How to Build a Simple Revenue Forecast
Build a reliable revenue forecast using historical data, growth assumptions, and seasonal adjustments for better cash flow planning.
- Calculate your trailing 12-month baseline. Add up total revenue from the past 12 months and divide by 12. This becomes your monthly baseline. If you have less than 12 months of data, use what you have but flag the forecast as preliminary.
- Apply a growth rate assumption. For established businesses, use 0-10% annual growth unless you have specific reasons for higher projections. Multiply your monthly baseline by (1 + annual growth rate ÷ 12) for each forward month. New businesses should model conservative, base, and optimistic scenarios.
- Adjust for seasonal patterns. Look at month-over-month variations in your historical data. Calculate each month as a percentage of your annual average (e.g., December might be 120% of average, February might be 80%). Apply these multipliers to your growth-adjusted baseline.

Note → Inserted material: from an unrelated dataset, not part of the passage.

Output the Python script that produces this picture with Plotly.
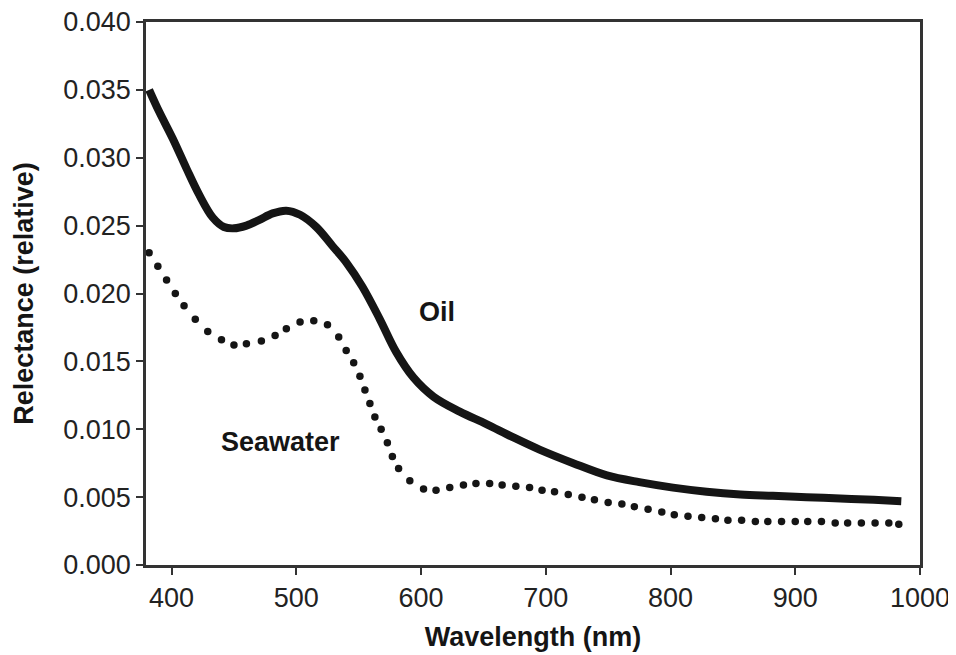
import plotly.graph_objects as go

# Oil reflectance (solid line)
oil_wavelength = [382, 390, 401, 412, 422, 433, 442, 450, 460, 470, 481, 492, 503, 516, 529,
                  540, 553, 567, 580, 594, 610, 631, 652, 674, 695, 722, 749, 775, 802,
                  829, 856, 882, 909, 936, 963, 985]
oil_reflectance = [0.0350, 0.0334, 0.0314, 0.0292, 0.0273, 0.0256, 0.0249, 0.0248, 0.0250,
                   0.0254, 0.0259, 0.0261, 0.0258, 0.0249, 0.0235, 0.0223, 0.0205, 0.0181,
                   0.0157, 0.0138, 0.0124, 0.0113, 0.0104, 0.0094, 0.0085, 0.0075, 0.0066,
                   0.0061, 0.0057, 0.0054, 0.0052, 0.0051, 0.0050, 0.0049, 0.0048, 0.0047]

# Seawater reflectance (dotted line, one value per dot)
sea_wavelength = [382, 389, 396, 403, 410, 419, 429, 440, 450, 460, 472, 483, 492, 503, 514,
                  525, 534, 540, 546, 551, 555, 559, 563, 568, 573, 577, 582, 591, 602, 612,
                  623, 634, 644, 655, 665, 676, 687, 697, 707, 718, 729, 739, 750, 761, 771,
                  782, 793, 803, 814, 825, 836, 846, 857, 868, 878, 889, 900, 910, 921, 932,
                  942, 953, 964, 975, 983]
sea_reflectance = [0.0230, 0.0220, 0.0210, 0.0200, 0.0191, 0.0181, 0.0172, 0.0166, 0.0162,
                   0.0163, 0.0165, 0.0169, 0.0174, 0.0179, 0.0180, 0.0177, 0.0168, 0.0158,
                   0.0149, 0.0139, 0.0129, 0.0119, 0.0109, 0.0100, 0.0090, 0.0080, 0.0071,
                   0.0062, 0.0056, 0.0055, 0.0057, 0.0059, 0.0060, 0.0060, 0.0059, 0.0058,
                   0.0057, 0.0055, 0.0054, 0.0052, 0.0050, 0.0048, 0.0046, 0.0045, 0.0043,
                   0.0041, 0.0039, 0.0037, 0.0036, 0.0035, 0.0034, 0.0033, 0.0033, 0.0032,
                   0.0032, 0.0032, 0.0032, 0.0032, 0.0032, 0.0031, 0.0031, 0.0031, 0.0031,
                   0.0031, 0.0030]

x_ticks = [400, 500, 600, 700, 800, 900, 1000]
y_ticks = [0.000, 0.005, 0.010, 0.015, 0.020, 0.025, 0.030, 0.035, 0.040]
y_tick_labels = ["0.000", "0.005", "0.010", "0.015", "0.020", "0.025", "0.030", "0.035", "0.040"]

labels = [("Oil", 613, 0.01865), ("Seawater", 487, 0.00904)]

ink = "#151515"
axis_col = "#333333"
font_family = "Liberation Sans, Arial, sans-serif"

fig = go.Figure()
fig.add_trace(go.Scatter(
    x=oil_wavelength, y=oil_reflectance, mode="lines",
    line=dict(color=ink, width=8, shape="spline", smoothing=1.0), name="Oil", showlegend=False))
fig.add_trace(go.Scatter(
    x=sea_wavelength, y=sea_reflectance, mode="markers",
    marker=dict(color=ink, size=7.5, line=dict(width=0)), name="Seawater", showlegend=False))

for text, lx, ly in labels:
    fig.add_annotation(x=lx, y=ly, text=f"<b>{text}</b>", showarrow=False,
                       xanchor="center", yanchor="middle",
                       font=dict(size=27, color=ink, family=font_family))

# page body adds an 8px offset, so the figure is 948x647
fig.update_layout(
    width=948, height=647,
    margin=dict(l=138, r=36, t=14, b=90),
    paper_bgcolor="white", plot_bgcolor="white",
    font=dict(family=font_family, color="#222222"),
)
fig.update_xaxes(
    range=[379.5, 1000], tickvals=x_ticks, ticktext=[str(v) for v in x_ticks],
    automargin=False, ticklabeloverflow="allow",
    showgrid=False, zeroline=False, showline=True, linecolor=axis_col, linewidth=2.5,
    mirror=True, ticks="outside", ticklen=7, tickwidth=2, tickcolor=axis_col,
    tickfont=dict(size=27, color="#222222"),
    title=dict(text="<b>Wavelength (nm)</b>", font=dict(size=27, color=ink)),
)
fig.update_yaxes(
    range=[0, 0.040], tickvals=y_ticks, ticktext=y_tick_labels,
    automargin=False, ticklabeloverflow="allow",
    showgrid=False, zeroline=False, showline=True, linecolor=axis_col, linewidth=2.5,
    mirror=True, ticks="outside", ticklen=7, tickwidth=2, tickcolor=axis_col,
    tickfont=dict(size=27, color="#222222"),
    title=dict(text="<b>Relectance (relative)</b>", font=dict(size=27, color=ink), standoff=22),
)

fig.write_html("out.html")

- Account for known changes. Add or subtract specific amounts for confirmed new contracts, lost customers, price changes, or product launches. Only include items with signed agreements or firm launch dates. Keep assumptions separate from historical patterns.
- Build in forecast ranges. Create low/high scenarios at ±15-25% of your base forecast. Most businesses miss forecasts by 10-30%, so ranges matter more than precision. Update monthly with actual results and adjust future months accordingly.
- Track variance and adjust methodology. Compare actual results to forecasted amounts each month. If you're consistently off by more than 20%, revisit your growth assumptions or seasonal adjustments. Good forecasts improve with iteration, not perfection.